Scientific advances in understanding the “addiction circuitry” of the brain may lead to effective treatment for obesity using deep brain stimulation (DBS), according to a review article in the August issue of Neurosurgery, official journal of the Congress of Neurological Surgeons.
Electrical brain stimulation targeting the “dysregulated reward circuitry” could make DBS—already an accepted treatment for Parkinson’s disease—a new option for the difficult-to-treat problem of obesity. Dr. Alexander Taghva of Ohio State University and University of Southern California was lead author of the new review.
New Insights into ‘Reward Circuitry’
Obesity is a major public health problem that is notoriously difficult to treat. Although various approaches can promote weight loss, patients typically gain weight soon after the end of treatment. Drug options have shown limited success, with several products removed from the market because of serious adverse effects. Bariatric surgery is effective in many cases of obesity but has a significant failure rate and is associated with side effects.
Drug treatments for obesity have targeted the homeostatic (self-regulating) mechanism regulating appetite and body weight. The homeostatic mechanism is thought to involve the “feeding center” in the hypothalamus, which produces hormones (such as leptin and insulin) that affect feeding behavior.
Initial experiments exploring DBS as a treatment for obesity have targeted the hypothalamus. However—as with drug options focusing on the homeostatic mechanisms—success has been limited.
Possible Role of DBS for Obesity
More recent studies have explored a different mechanism: specifically, the “reward circuitry,” of the brain. Research has suggested that obesity is associated with a “relative imbalance” of the reward circuitry. Studies show that obese subjects—like those with addictive behaviors—are more impulsive and less able to delay gratification. The reward circuitry is intimately interconnected with the homeostatic mechanisms.
Together, these studies raise the possibility of new DBS approaches to the treatment of obesity. In DBS, a small electrode is surgically placed in a precise location in the brain. A mild electrical current is delivered to stimulate that area of the brain, with the goal of interrupting abnormal activity.

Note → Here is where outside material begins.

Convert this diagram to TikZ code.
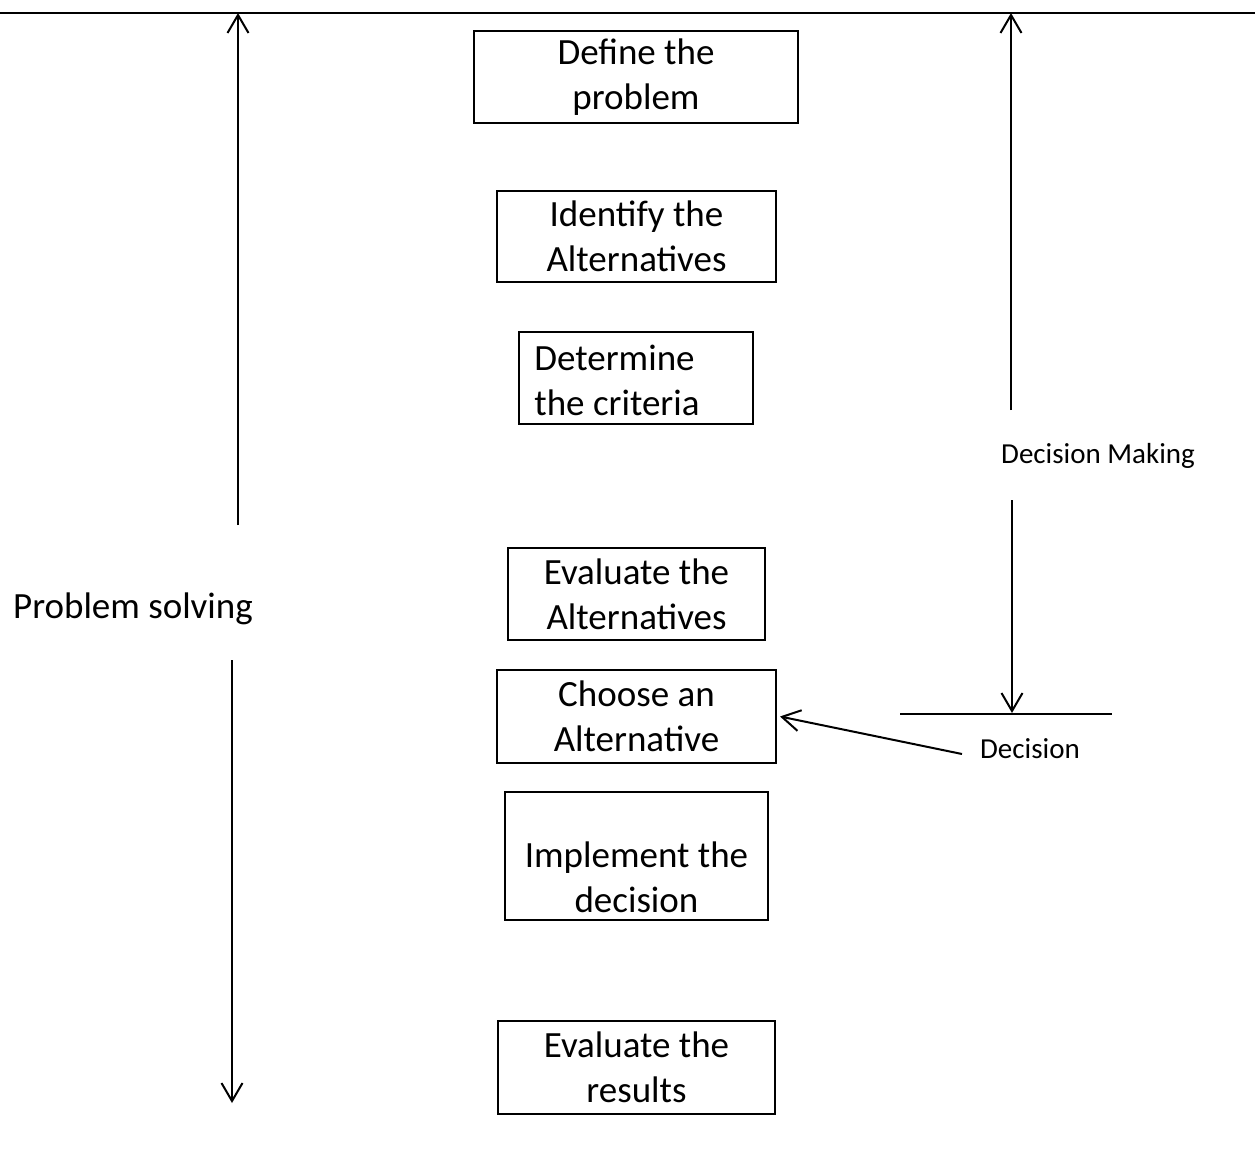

Deep brain stimulation has become a standard and effective treatment for movement disorders such as Parkinson’s disease.
Just as stimulation of the brain areas responsible for abnormal movement helps “turn off” tremors in patients with Parkinson’s disease, stimulation of the areas involved in dysregulated reward circuitry might be able to “turn off” abnormal feeding behaviors in obese patients. The authors outline evidence implicating several different brain areas involved in the brain’s reward circuitry—particularly the “frontostriatal circuitry”—which could be useful targets for DBS.

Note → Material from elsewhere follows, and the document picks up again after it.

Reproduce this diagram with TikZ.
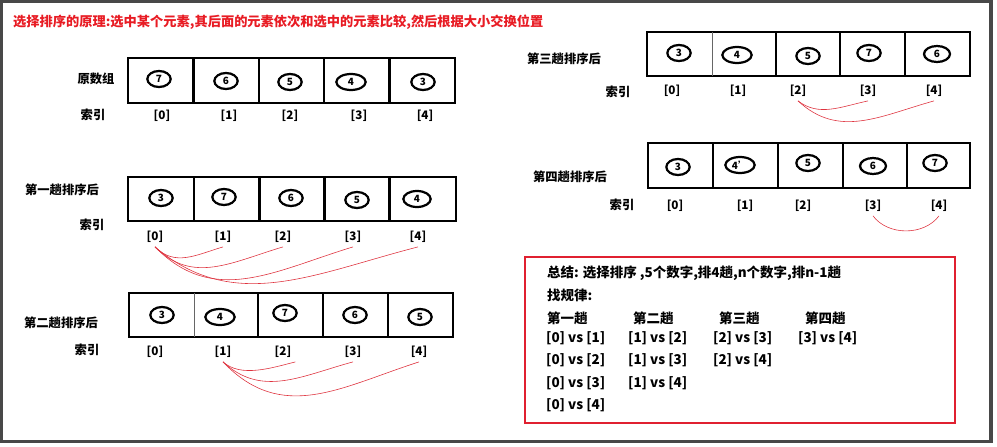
\documentclass[tikz,border=0pt]{standalone}
\usepackage{fontspec}
\setmainfont{Noto Sans CJK SC}
\usepackage{tikz}
\usetikzlibrary{shapes.geometric}

\definecolor{titlered}{RGB}{232,28,36}
\definecolor{boxred}{RGB}{224,32,48}
\definecolor{linkred}{RGB}{222,50,62}
\definecolor{framegray}{RGB}{72,72,72}

\tikzset{
	headtext/.style={anchor=west,text=titlered,font=\bfseries\fontsize{11.3}{13}\selectfont},
	lbl/.style={font=\bfseries\fontsize{10.5}{12}\selectfont},
	idx/.style={font=\bfseries\fontsize{10}{12}\selectfont},
	numring/.style={draw,ellipse,line width=1.9pt,inner sep=0pt,minimum width=0.7cm,minimum height=0.48cm,font=\bfseries\fontsize{8.5}{9}\selectfont},
	cellbox/.style={line width=2.4pt},
	thincell/.style={line width=0.6pt,black!60},
	linkline/.style={linkred,line width=0.5pt},
	sumtext/.style={anchor=west,font=\bfseries\fontsize{11.5}{13}\selectfont}
}

\begin{document}
\begin{tikzpicture}[x=0.03cm,y=-0.03cm]
		\useasboundingbox (0,0) rectangle (997,447);
		\draw [framegray] [line width=2.6pt] (1.5,1.5) rectangle (991,441.5);
		\node [headtext] (title) at (9,22) {选择排序的原理:选中某个元素,其后面的元素依次和选中的元素比较,然后根据大小交换位置};
		
		% 原数组
		\draw [cellbox] (128,58) rectangle (455,103);
		\draw [cellbox] (193.5,58) -- (193.5,103) (259,58) -- (259,103) (324,58) -- (324,103) (389.5,58) -- (389.5,103);
		\node [lbl] (a1lbl) at (96,79) {原数组};
		\node [lbl] (a1key) at (93,115) {索引};
		\node [numring] (a1n0) at (159,79) {7};
		\node [numring] (a1n1) at (226,81) {6};
		\node [numring] (a1n2) at (290,82) {5};
		\node [numring,minimum width=0.88cm] (a1n3) at (351,82) {4};
		\node [numring] (a1n4) at (423,82) {3};
		\node [idx] (a1i0) at (162,116) {[0]};
		\node [idx] (a1i1) at (229,116) {[1]};
		\node [idx] (a1i2) at (290,116) {[2]};
		\node [idx] (a1i3) at (359,116) {[3]};
		\node [idx] (a1i4) at (425,116) {[4]};
		
		% 第一趟
		\draw [cellbox] (128,177) rectangle (456,221);
		\draw [cellbox] (194,177) -- (194,221) (259.5,177) -- (259.5,221) (324.5,177) -- (324.5,221) (389.5,177) -- (389.5,221);
		\node [lbl] (a2lbl) at (62,190) {第一趟排序后};
		\node [lbl] (a2key) at (92,225) {索引};
		\node [numring] (a2n0) at (161,198) {3};
		\node [numring] (a2n1) at (224,197) {7};
		\node [numring] (a2n2) at (291,198) {6};
		\node [numring] (a2n3) at (357,200) {5};
		\node [numring,minimum width=0.82cm] (a2n4) at (417,199) {4};
		\node [idx] (a2i0) at (155,237) {[0]};
		\node [idx] (a2i1) at (223,237) {[1]};
		\node [idx] (a2i2) at (283,237) {[2]};
		\node [idx] (a2i3) at (353,237) {[3]};
		\node [idx] (a2i4) at (418,237) {[4]};
		\draw [linkline] (a2i0.south) .. controls +(20,20) and +(-27,8) .. (a2i1.south);
		\draw [linkline] (a2i0.south) .. controls +(38,38) and +(-51,15) .. (a2i2.south);
		\draw [linkline] (a2i0.south) .. controls +(59,60) and +(-79,24) .. (a2i3.south);
		\draw [linkline] (a2i0.south) .. controls +(79,67) and +(-105,27) .. (a2i4.south);
		
		% 第二趟
		\draw [cellbox] (129,293) rectangle (453,337);
		\draw [thincell] (194,293) -- (194,337);
		\draw [cellbox] (258,293) -- (258,337) (323,293) -- (323,337) (388,293) -- (388,337);
		\node [lbl] (a3lbl) at (61,323) {第二趟排序后};
		\node [lbl] (a3key) at (87,350) {索引};
		\node [numring] (a3n0) at (162,315) {3};
		\node [numring,minimum width=0.88cm] (a3n1) at (220,317) {4};
		\node [numring] (a3n2) at (285,313) {7};
		\node [numring] (a3n3) at (355,315) {6};
		\node [numring] (a3n4) at (420,317) {5};
		\node [idx] (a3i0) at (155,352) {[0]};
		\node [idx] (a3i1) at (223,352) {[1]};
		\node [idx] (a3i2) at (283,352) {[2]};
		\node [idx] (a3i3) at (353,352) {[3]};
		\node [idx] (a3i4) at (419,352) {[4]};
		\draw [linkline] (a3i1.south) .. controls +(18,16) and +(-24,6) .. (a3i2.south east);
		\draw [linkline] (a3i1.south) .. controls +(39,36) and +(-52,14) .. (a3i3.south);
		\draw [linkline] (a3i1.south) .. controls +(59,62) and +(-78,25) .. (a3i4.south);
		
		% 第三趟
		\draw [cellbox] (647,32) rectangle (970,76);
		\draw [thincell] (712,32) -- (712,76);
		\draw [cellbox] (776,32) -- (776,76) (840,32) -- (840,76) (905,32) -- (905,76);
		\node [lbl] (a4lbl) at (564,59) {第三趟排序后};
		\node [lbl] (a4key) at (618,92) {索引};
		\node [numring] (a4n0) at (679,53) {3};
		\node [numring,minimum width=0.88cm] (a4n1) at (737,55) {4};
		\node [numring] (a4n2) at (808,56) {5};
		\node [numring] (a4n3) at (869,53) {7};
		\node [numring,minimum width=0.78cm] (a4n4) at (937,54) {6};
		\node [idx] (a4i0) at (672,91) {[0]};
		\node [idx] (a4i1) at (738,91) {[1]};
		\node [idx] (a4i2) at (798,91) {[2]};
		\node [idx] (a4i3) at (868,91) {[3]};
		\node [idx] (a4i4) at (934,91) {[4]};
		\draw [linkline] (a4i2.south) .. controls +(21,16) and +(-28,6) .. (a4i3.south);
		\draw [linkline] (a4i2.south) .. controls +(41,38) and +(-54,15) .. (a4i4.south);
		
		% 第四趟
		\draw [cellbox] (648,143) rectangle (970,188);
		\draw [cellbox] (713,143) -- (713,188) (778,143) -- (778,188) (843,143) -- (843,188) (907,143) -- (907,188);
		\node [lbl] (a5lbl) at (570,177) {第四趟排序后};
		\node [lbl] (a5key) at (622,205) {索引};
		\node [numring] (a5n0) at (678,167) {3};
		\node [numring,minimum width=0.88cm] (a5n1) at (740,165) {4'};
		\node [numring] (a5n2) at (808,163) {5};
		\node [numring,minimum width=0.78cm] (a5n3) at (873,166) {6};
		\node [numring] (a5n4) at (935,163) {7};
		\node [idx] (a5i0) at (675,206) {[0]};
		\node [idx] (a5i1) at (745,206) {[1]};
		\node [idx] (a5i2) at (803,206) {[2]};
		\node [idx] (a5i3) at (873,206) {[3]};
		\node [idx] (a5i4) at (939,206) {[4]};
		\draw [linkline] (a5i3.south) .. controls +(15,20) and +(-15,20) .. (a5i4.south);
		
		% 总结
		\draw [boxred] [line width=1.6pt] (525,257) rectangle (955,423);
		\node [sumtext] (sum) at (543,273) {总结: 选择排序 ,5个数字,排4趟,n个数字,排n-1趟};
		\node [sumtext] (rule) at (543,295) {找规律:};
		\node [sumtext] (h1) at (543,318) {第一趟};
		\node [sumtext] (h2) at (629,318) {第二趟};
		\node [sumtext] (h3) at (715,318) {第三趟};
		\node [sumtext] (h4) at (801,318) {第四趟};
		\node [sumtext] (c11) at (542,338) {[0] vs [1]};
		\node [sumtext] (c12) at (542,360) {[0] vs [2]};
		\node [sumtext] (c13) at (542,383) {[0] vs [3]};
		\node [sumtext] (c14) at (542,405) {[0] vs [4]};
		\node [sumtext] (c21) at (624,338) {[1] vs [2]};
		\node [sumtext] (c22) at (624,360) {[1] vs [3]};
		\node [sumtext] (c23) at (624,383) {[1] vs [4]};
		\node [sumtext] (c31) at (709,338) {[2] vs [3]};
		\node [sumtext] (c32) at (709,360) {[2] vs [4]};
		\node [sumtext] (c41) at (794,338) {[3] vs [4]};
		
	\end{tikzpicture}
\end{document}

Previous reports in individual patients have suggested that DBS performed for other reasons—particularly severe obsessive-compulsive disorder—have unexpectedly had unpredicted beneficial effects on addictive behaviors like smoking and overeating. Dr. Taghva and colleagues hope their review will open the way to further exploration of DBS as part of new and effective strategies for the treatment of obesity, perhaps in combination with therapies targeting the homeostatic mechanism.